GOAL: All of the data that follows should be retyped exactly, please, except the pictures.

---

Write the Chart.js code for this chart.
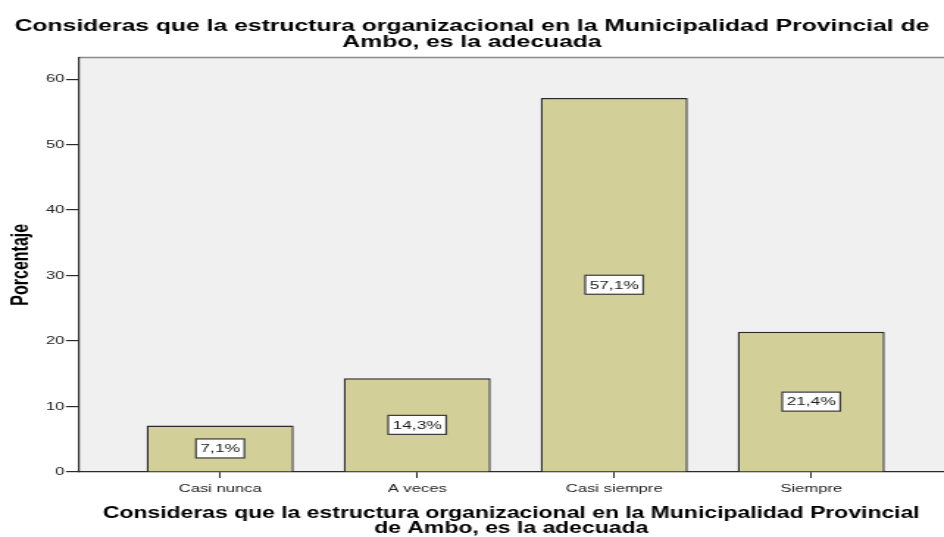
<!DOCTYPE html>
<html>
<head>
<meta charset="utf-8">
<title>Estructura organizacional</title>
<script src="https://cdn.jsdelivr.net/npm/chart.js@4/dist/chart.umd.min.js"></script>
<style>
  html, body { margin: 0; padding: 0; background: #fff; }
  #chart { display: block; }
</style>
</head>
<body>
<!-- the SPSS picture is stretched sideways, so draw narrow and widen with inline css -->
<canvas id="chart" width="642" height="537" style="width:944px;height:537px"></canvas>
<script>
const categories = ['Casi nunca', 'A veces', 'Casi siempre', 'Siempre'];
const percents = [7.1, 14.3, 57.1, 21.4];
const yTicks = [0, 10, 20, 30, 40, 50, 60];

const chartTitle = ['Consideras que la estructura organizacional en la Municipalidad Provincial de', 'Ambo, es la adecuada'];
const xTitle = ['Consideras que la estructura organizacional en la Municipalidad Provincial', 'de Ambo, es la adecuada'];
const yTitle = 'Porcentaje';

const FONT = "'Liberation Sans', Arial, sans-serif";
const AXIS = '#2a2a2a';

// grey plot panel with a thin frame line on top
const plotPanel = {
  id: 'plotPanel',
  beforeDraw(chart) {
    const { ctx, chartArea: a } = chart;
    ctx.save();
    ctx.fillStyle = '#f0f0f0';
    ctx.fillRect(a.left, a.top, a.right - a.left, a.bottom - a.top);
    ctx.strokeStyle = '#8a8a8a';
    ctx.lineWidth = 1.5;
    ctx.beginPath();
    ctx.moveTo(a.left, a.top);
    ctx.lineTo(a.right, a.top);
    ctx.stroke();
    ctx.restore();
  }
};

// white boxed percentage in the middle of each bar
const barLabels = {
  id: 'barLabels',
  afterDatasetsDraw(chart) {
    const { ctx } = chart;
    const meta = chart.getDatasetMeta(0);
    ctx.save();
    ctx.font = `11.8px ${FONT}`;
    ctx.textAlign = 'center';
    ctx.textBaseline = 'middle';
    meta.data.forEach((bar, i) => {
      const text = percents[i].toFixed(1).replace('.', ',') + '%';
      const cy = (bar.y + bar.base) / 2;
      const w = ctx.measureText(text).width + 6;
      const h = 19;
      ctx.fillStyle = '#fff';
      ctx.fillRect(bar.x - w / 2, cy - h / 2, w, h);
      ctx.strokeStyle = '#3a3a3a';
      ctx.lineWidth = 1.2;
      ctx.strokeRect(bar.x - w / 2, cy - h / 2, w, h);
      ctx.fillStyle = '#1a1a1a';
      ctx.fillText(text, bar.x, cy + 0.5);
    });
    ctx.restore();
  }
};

new Chart(document.getElementById('chart'), {
  type: 'bar',
  data: {
    datasets: [{
      data: categories.map((c, i) => ({ x: i + 1, y: percents[i] })),
      backgroundColor: '#d3cf98',
      borderColor: '#2a2a2a',
      borderWidth: 1.4,
      barPercentage: 0.746,
      categoryPercentage: 1
    }]
  },
  options: {
    responsive: false,
    devicePixelRatio: 1,
    animation: false,
    layout: { padding: 0 },
    plugins: {
      legend: { display: false },
      tooltip: { enabled: false },
      title: {
        display: true,
        text: chartTitle,
        color: '#000',
        font: { family: FONT, size: 16.8, weight: 'bold', lineHeight: 1 },
        padding: { top: 17.6, bottom: 6.3 }
      }
    },
    scales: {
      x: {
        type: 'linear',
        position: 'bottom',
        min: 0.281,
        max: 4.674,
        offset: false,
        afterFit(scale) { scale.height = 65; },
        grid: { offset: false, drawOnChartArea: false, tickLength: 6, color: AXIS },
        border: { color: AXIS, width: 1.2 },
        ticks: {
          stepSize: 1,
          includeBounds: false,
          autoSkip: false,
          maxRotation: 0,
          padding: 4,
          color: '#222',
          font: { family: FONT, size: 11.3 },
          callback: v => categories[v - 1] ?? ''
        },
        title: {
          display: true,
          text: xTitle,
          color: '#000',
          font: { family: FONT, size: 15.6, weight: 'bold', lineHeight: 0.96 },
          padding: { top: 0, bottom: 1 }
        }
      },
      y: {
        min: 0,
        max: 63.3,
        afterFit(scale) { scale.width = 53.4; },
        grid: { drawOnChartArea: false, tickLength: 8.5, color: AXIS, lineWidth: 1.2 },
        border: { color: AXIS, width: 1.2 },
        afterBuildTicks(scale) { scale.ticks = yTicks.map(v => ({ value: v })); },
        ticks: {
          padding: 1,
          color: '#222',
          font: { family: FONT, size: 11.3 }
        },
        title: {
          display: true,
          text: yTitle,
          color: '#000',
          font: { family: FONT, size: 16, weight: 'bold', lineHeight: 1 },
          padding: { top: 6.3, bottom: 0 }
        }
      }
    }
  },
  plugins: [plotPanel, barLabels]
});
</script>
</body>
</html>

---

OUTPUT OF THE TASK:
Write the Chart.js code for this chart.
<!DOCTYPE html>
<html>
<head>
<meta charset="utf-8">
<title>Estructura organizacional</title>
<script src="https://cdn.jsdelivr.net/npm/chart.js@4/dist/chart.umd.min.js"></script>
<style>
  html, body { margin: 0; padding: 0; background: #fff; }
  #chart { display: block; }
</style>
</head>
<body>
<!-- the SPSS picture is stretched sideways, so draw narrow and widen with inline css -->
<canvas id="chart" width="642" height="537" style="width:944px;height:537px"></canvas>
<script>
const categories = ['Casi nunca', 'A veces', 'Casi siempre', 'Siempre'];
const percents = [7.1, 14.3, 57.1, 21.4];
const yTicks = [0, 10, 20, 30, 40, 50, 60];

const chartTitle = ['Consideras que la estructura organizacional en la Municipalidad Provincial de', 'Ambo, es la adecuada'];
const xTitle = ['Consideras que la estructura organizacional en la Municipalidad Provincial', 'de Ambo, es la adecuada'];
const yTitle = 'Porcentaje';

const FONT = "'Liberation Sans', Arial, sans-serif";
const AXIS = '#2a2a2a';

// grey plot panel with a thin frame line on top
const plotPanel = {
  id: 'plotPanel',
  beforeDraw(chart) {
    const { ctx, chartArea: a } = chart;
    ctx.save();
    ctx.fillStyle = '#f0f0f0';
    ctx.fillRect(a.left, a.top, a.right - a.left, a.bottom - a.top);
    ctx.strokeStyle = '#8a8a8a';
    ctx.lineWidth = 1.5;
    ctx.beginPath();
    ctx.moveTo(a.left, a.top);
    ctx.lineTo(a.right, a.top);
    ctx.stroke();
    ctx.restore();
  }
};

// white boxed percentage in the middle of each bar
const barLabels = {
  id: 'barLabels',
  afterDatasetsDraw(chart) {
    const { ctx } = chart;
    const meta = chart.getDatasetMeta(0);
    ctx.save();
    ctx.font = `11.8px ${FONT}`;
    ctx.textAlign = 'center';
    ctx.textBaseline = 'middle';
    meta.data.forEach((bar, i) => {
      const text = percents[i].toFixed(1).replace('.', ',') + '%';
      const cy = (bar.y + bar.base) / 2;
      const w = ctx.measureText(text).width + 6;
      const h = 19;
      ctx.fillStyle = '#fff';
      ctx.fillRect(bar.x - w / 2, cy - h / 2, w, h);
      ctx.strokeStyle = '#3a3a3a';
      ctx.lineWidth = 1.2;
      ctx.strokeRect(bar.x - w / 2, cy - h / 2, w, h);
      ctx.fillStyle = '#1a1a1a';
      ctx.fillText(text, bar.x, cy + 0.5);
    });
    ctx.restore();
  }
};

new Chart(document.getElementById('chart'), {
  type: 'bar',
  data: {
    datasets: [{
      data: categories.map((c, i) => ({ x: i + 1, y: percents[i] })),
      backgroundColor: '#d3cf98',
      borderColor: '#2a2a2a',
      borderWidth: 1.4,
      barPercentage: 0.746,
      categoryPercentage: 1
    }]
  },
  options: {
    responsive: false,
    devicePixelRatio: 1,
    animation: false,
    layout: { padding: 0 },
    plugins: {
      legend: { display: false },
      tooltip: { enabled: false },
      title: {
        display: true,
        text: chartTitle,
        color: '#000',
        font: { family: FONT, size: 16.8, weight: 'bold', lineHeight: 1 },
        padding: { top: 17.6, bottom: 6.3 }
      }
    },
    scales: {
      x: {
        type: 'linear',
        position: 'bottom',
        min: 0.281,
        max: 4.674,
        offset: false,
        afterFit(scale) { scale.height = 65; },
        grid: { offset: false, drawOnChartArea: false, tickLength: 6, color: AXIS },
        border: { color: AXIS, width: 1.2 },
        ticks: {
          stepSize: 1,
          includeBounds: false,
          autoSkip: false,
          maxRotation: 0,
          padding: 4,
          color: '#222',
          font: { family: FONT, size: 11.3 },
          callback: v => categories[v - 1] ?? ''
        },
        title: {
          display: true,
          text: xTitle,
          color: '#000',
          font: { family: FONT, size: 15.6, weight: 'bold', lineHeight: 0.96 },
          padding: { top: 0, bottom: 1 }
        }
      },
      y: {
        min: 0,
        max: 63.3,
        afterFit(scale) { scale.width = 53.4; },
        grid: { drawOnChartArea: false, tickLength: 8.5, color: AXIS, lineWidth: 1.2 },
        border: { color: AXIS, width: 1.2 },
        afterBuildTicks(scale) { scale.ticks = yTicks.map(v => ({ value: v })); },
        ticks: {
          padding: 1,
          color: '#222',
          font: { family: FONT, size: 11.3 }
        },
        title: {
          display: true,
          text: yTitle,
          color: '#000',
          font: { family: FONT, size: 16, weight: 'bold', lineHeight: 1 },
          padding: { top: 6.3, bottom: 0 }
        }
      }
    }
  },
  plugins: [plotPanel, barLabels]
});
</script>
</body>
</html>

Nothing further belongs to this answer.